» **The request**
Restate the listing that follows word for word, without its pictures.

» **Dataset extract**
— start —

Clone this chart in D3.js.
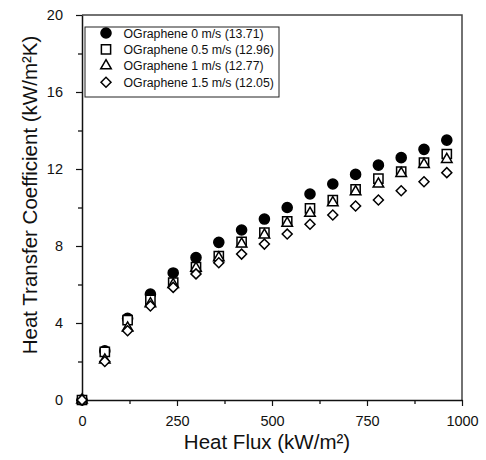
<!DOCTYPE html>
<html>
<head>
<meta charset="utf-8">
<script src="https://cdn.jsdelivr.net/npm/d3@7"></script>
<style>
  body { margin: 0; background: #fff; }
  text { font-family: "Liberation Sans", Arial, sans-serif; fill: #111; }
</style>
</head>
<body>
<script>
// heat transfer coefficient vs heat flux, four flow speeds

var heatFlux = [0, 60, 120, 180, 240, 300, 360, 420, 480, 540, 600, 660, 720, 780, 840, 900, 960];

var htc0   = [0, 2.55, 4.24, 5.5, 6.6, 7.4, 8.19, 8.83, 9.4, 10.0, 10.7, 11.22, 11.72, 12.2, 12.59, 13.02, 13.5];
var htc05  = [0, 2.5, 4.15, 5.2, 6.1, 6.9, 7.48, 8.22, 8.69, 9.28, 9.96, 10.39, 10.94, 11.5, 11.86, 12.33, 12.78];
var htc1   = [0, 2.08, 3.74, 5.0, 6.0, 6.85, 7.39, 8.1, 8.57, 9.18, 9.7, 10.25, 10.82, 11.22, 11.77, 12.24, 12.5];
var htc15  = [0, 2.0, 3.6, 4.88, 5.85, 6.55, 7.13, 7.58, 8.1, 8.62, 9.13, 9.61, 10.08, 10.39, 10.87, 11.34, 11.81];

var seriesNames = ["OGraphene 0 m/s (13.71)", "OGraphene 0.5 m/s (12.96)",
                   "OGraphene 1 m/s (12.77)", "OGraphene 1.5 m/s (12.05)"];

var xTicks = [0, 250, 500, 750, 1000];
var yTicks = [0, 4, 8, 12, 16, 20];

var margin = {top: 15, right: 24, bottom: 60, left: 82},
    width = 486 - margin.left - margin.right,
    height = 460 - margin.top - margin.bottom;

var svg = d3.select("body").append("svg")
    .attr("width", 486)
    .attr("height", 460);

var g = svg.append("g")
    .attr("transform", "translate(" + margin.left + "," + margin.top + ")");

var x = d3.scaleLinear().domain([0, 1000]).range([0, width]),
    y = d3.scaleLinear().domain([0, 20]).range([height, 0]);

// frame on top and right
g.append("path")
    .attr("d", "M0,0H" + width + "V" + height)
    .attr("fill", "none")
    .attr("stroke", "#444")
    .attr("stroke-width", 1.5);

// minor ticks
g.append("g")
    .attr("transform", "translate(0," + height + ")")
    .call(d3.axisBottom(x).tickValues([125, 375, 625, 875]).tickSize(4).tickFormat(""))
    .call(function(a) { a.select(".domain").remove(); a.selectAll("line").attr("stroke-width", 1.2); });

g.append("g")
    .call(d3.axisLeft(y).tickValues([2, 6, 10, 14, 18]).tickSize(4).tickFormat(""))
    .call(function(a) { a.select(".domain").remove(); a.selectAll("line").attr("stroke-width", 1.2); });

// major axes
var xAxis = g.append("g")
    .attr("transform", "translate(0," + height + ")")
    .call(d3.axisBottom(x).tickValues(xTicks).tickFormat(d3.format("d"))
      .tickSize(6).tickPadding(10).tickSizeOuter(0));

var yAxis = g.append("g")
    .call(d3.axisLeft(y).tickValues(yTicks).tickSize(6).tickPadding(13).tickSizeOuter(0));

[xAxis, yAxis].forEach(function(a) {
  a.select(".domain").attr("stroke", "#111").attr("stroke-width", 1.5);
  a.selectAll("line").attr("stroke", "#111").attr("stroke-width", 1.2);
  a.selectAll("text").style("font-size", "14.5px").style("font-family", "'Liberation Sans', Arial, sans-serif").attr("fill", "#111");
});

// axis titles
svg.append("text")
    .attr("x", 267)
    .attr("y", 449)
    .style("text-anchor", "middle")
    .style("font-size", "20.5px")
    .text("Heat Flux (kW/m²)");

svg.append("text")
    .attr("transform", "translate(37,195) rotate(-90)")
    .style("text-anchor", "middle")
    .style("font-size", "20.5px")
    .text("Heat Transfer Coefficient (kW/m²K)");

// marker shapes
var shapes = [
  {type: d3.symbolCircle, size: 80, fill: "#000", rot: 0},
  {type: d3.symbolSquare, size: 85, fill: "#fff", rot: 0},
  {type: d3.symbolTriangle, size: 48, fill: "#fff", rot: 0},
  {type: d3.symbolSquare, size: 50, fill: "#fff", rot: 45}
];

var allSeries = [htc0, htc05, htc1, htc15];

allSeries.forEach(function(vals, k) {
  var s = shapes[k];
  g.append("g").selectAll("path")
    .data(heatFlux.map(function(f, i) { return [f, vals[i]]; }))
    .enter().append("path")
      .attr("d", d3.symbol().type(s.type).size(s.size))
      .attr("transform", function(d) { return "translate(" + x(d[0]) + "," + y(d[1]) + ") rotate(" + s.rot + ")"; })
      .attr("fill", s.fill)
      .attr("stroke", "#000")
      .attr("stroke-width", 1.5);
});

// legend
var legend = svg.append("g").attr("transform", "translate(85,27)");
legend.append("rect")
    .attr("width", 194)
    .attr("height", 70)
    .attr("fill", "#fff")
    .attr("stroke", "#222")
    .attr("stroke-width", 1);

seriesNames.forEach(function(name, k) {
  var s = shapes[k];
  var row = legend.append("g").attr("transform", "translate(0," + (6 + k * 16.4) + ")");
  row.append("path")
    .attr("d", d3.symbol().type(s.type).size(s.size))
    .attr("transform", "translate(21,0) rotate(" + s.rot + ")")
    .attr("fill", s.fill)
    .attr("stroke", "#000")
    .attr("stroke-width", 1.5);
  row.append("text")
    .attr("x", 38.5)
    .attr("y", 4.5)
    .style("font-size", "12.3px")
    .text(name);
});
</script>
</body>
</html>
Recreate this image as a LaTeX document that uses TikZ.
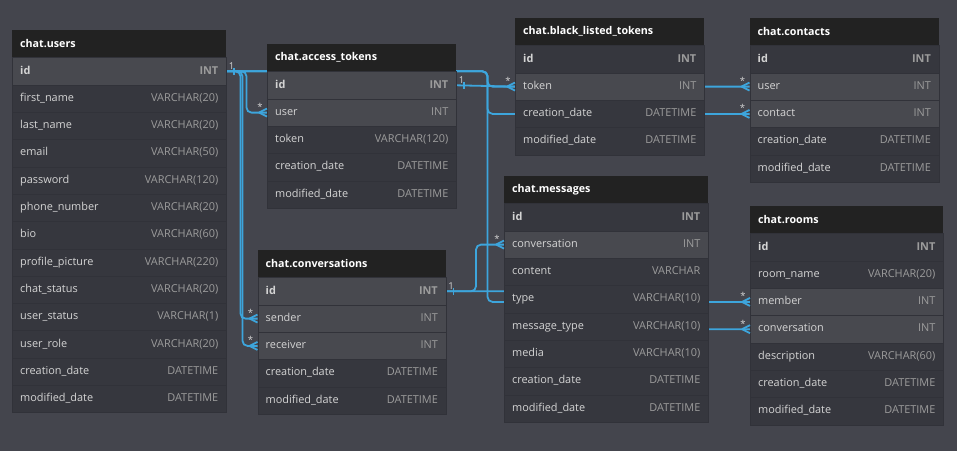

— end —

» **Task output**
Clone this chart in D3.js.
<!DOCTYPE html>
<html>
<head>
<meta charset="utf-8">
<script src="https://cdn.jsdelivr.net/npm/d3@7"></script>
<style>
  body { margin: 0; background: #fff; }
  text { font-family: "Liberation Sans", Arial, sans-serif; fill: #111; }
</style>
</head>
<body>
<script>
// heat transfer coefficient vs heat flux, four flow speeds

var heatFlux = [0, 60, 120, 180, 240, 300, 360, 420, 480, 540, 600, 660, 720, 780, 840, 900, 960];

var htc0   = [0, 2.55, 4.24, 5.5, 6.6, 7.4, 8.19, 8.83, 9.4, 10.0, 10.7, 11.22, 11.72, 12.2, 12.59, 13.02, 13.5];
var htc05  = [0, 2.5, 4.15, 5.2, 6.1, 6.9, 7.48, 8.22, 8.69, 9.28, 9.96, 10.39, 10.94, 11.5, 11.86, 12.33, 12.78];
var htc1   = [0, 2.08, 3.74, 5.0, 6.0, 6.85, 7.39, 8.1, 8.57, 9.18, 9.7, 10.25, 10.82, 11.22, 11.77, 12.24, 12.5];
var htc15  = [0, 2.0, 3.6, 4.88, 5.85, 6.55, 7.13, 7.58, 8.1, 8.62, 9.13, 9.61, 10.08, 10.39, 10.87, 11.34, 11.81];

var seriesNames = ["OGraphene 0 m/s (13.71)", "OGraphene 0.5 m/s (12.96)",
                   "OGraphene 1 m/s (12.77)", "OGraphene 1.5 m/s (12.05)"];

var xTicks = [0, 250, 500, 750, 1000];
var yTicks = [0, 4, 8, 12, 16, 20];

var margin = {top: 15, right: 24, bottom: 60, left: 82},
    width = 486 - margin.left - margin.right,
    height = 460 - margin.top - margin.bottom;

var svg = d3.select("body").append("svg")
    .attr("width", 486)
    .attr("height", 460);

var g = svg.append("g")
    .attr("transform", "translate(" + margin.left + "," + margin.top + ")");

var x = d3.scaleLinear().domain([0, 1000]).range([0, width]),
    y = d3.scaleLinear().domain([0, 20]).range([height, 0]);

// frame on top and right
g.append("path")
    .attr("d", "M0,0H" + width + "V" + height)
    .attr("fill", "none")
    .attr("stroke", "#444")
    .attr("stroke-width", 1.5);

// minor ticks
g.append("g")
    .attr("transform", "translate(0," + height + ")")
    .call(d3.axisBottom(x).tickValues([125, 375, 625, 875]).tickSize(4).tickFormat(""))
    .call(function(a) { a.select(".domain").remove(); a.selectAll("line").attr("stroke-width", 1.2); });

g.append("g")
    .call(d3.axisLeft(y).tickValues([2, 6, 10, 14, 18]).tickSize(4).tickFormat(""))
    .call(function(a) { a.select(".domain").remove(); a.selectAll("line").attr("stroke-width", 1.2); });

// major axes
var xAxis = g.append("g")
    .attr("transform", "translate(0," + height + ")")
    .call(d3.axisBottom(x).tickValues(xTicks).tickFormat(d3.format("d"))
      .tickSize(6).tickPadding(10).tickSizeOuter(0));

var yAxis = g.append("g")
    .call(d3.axisLeft(y).tickValues(yTicks).tickSize(6).tickPadding(13).tickSizeOuter(0));

[xAxis, yAxis].forEach(function(a) {
  a.select(".domain").attr("stroke", "#111").attr("stroke-width", 1.5);
  a.selectAll("line").attr("stroke", "#111").attr("stroke-width", 1.2);
  a.selectAll("text").style("font-size", "14.5px").style("font-family", "'Liberation Sans', Arial, sans-serif").attr("fill", "#111");
});

// axis titles
svg.append("text")
    .attr("x", 267)
    .attr("y", 449)
    .style("text-anchor", "middle")
    .style("font-size", "20.5px")
    .text("Heat Flux (kW/m²)");

svg.append("text")
    .attr("transform", "translate(37,195) rotate(-90)")
    .style("text-anchor", "middle")
    .style("font-size", "20.5px")
    .text("Heat Transfer Coefficient (kW/m²K)");

// marker shapes
var shapes = [
  {type: d3.symbolCircle, size: 80, fill: "#000", rot: 0},
  {type: d3.symbolSquare, size: 85, fill: "#fff", rot: 0},
  {type: d3.symbolTriangle, size: 48, fill: "#fff", rot: 0},
  {type: d3.symbolSquare, size: 50, fill: "#fff", rot: 45}
];

var allSeries = [htc0, htc05, htc1, htc15];

allSeries.forEach(function(vals, k) {
  var s = shapes[k];
  g.append("g").selectAll("path")
    .data(heatFlux.map(function(f, i) { return [f, vals[i]]; }))
    .enter().append("path")
      .attr("d", d3.symbol().type(s.type).size(s.size))
      .attr("transform", function(d) { return "translate(" + x(d[0]) + "," + y(d[1]) + ") rotate(" + s.rot + ")"; })
      .attr("fill", s.fill)
      .attr("stroke", "#000")
      .attr("stroke-width", 1.5);
});

// legend
var legend = svg.append("g").attr("transform", "translate(85,27)");
legend.append("rect")
    .attr("width", 194)
    .attr("height", 70)
    .attr("fill", "#fff")
    .attr("stroke", "#222")
    .attr("stroke-width", 1);

seriesNames.forEach(function(name, k) {
  var s = shapes[k];
  var row = legend.append("g").attr("transform", "translate(0," + (6 + k * 16.4) + ")");
  row.append("path")
    .attr("d", d3.symbol().type(s.type).size(s.size))
    .attr("transform", "translate(21,0) rotate(" + s.rot + ")")
    .attr("fill", s.fill)
    .attr("stroke", "#000")
    .attr("stroke-width", 1.5);
  row.append("text")
    .attr("x", 38.5)
    .attr("y", 4.5)
    .style("font-size", "12.3px")
    .text(name);
});
</script>
</body>
</html>
Recreate this image as a LaTeX document that uses TikZ.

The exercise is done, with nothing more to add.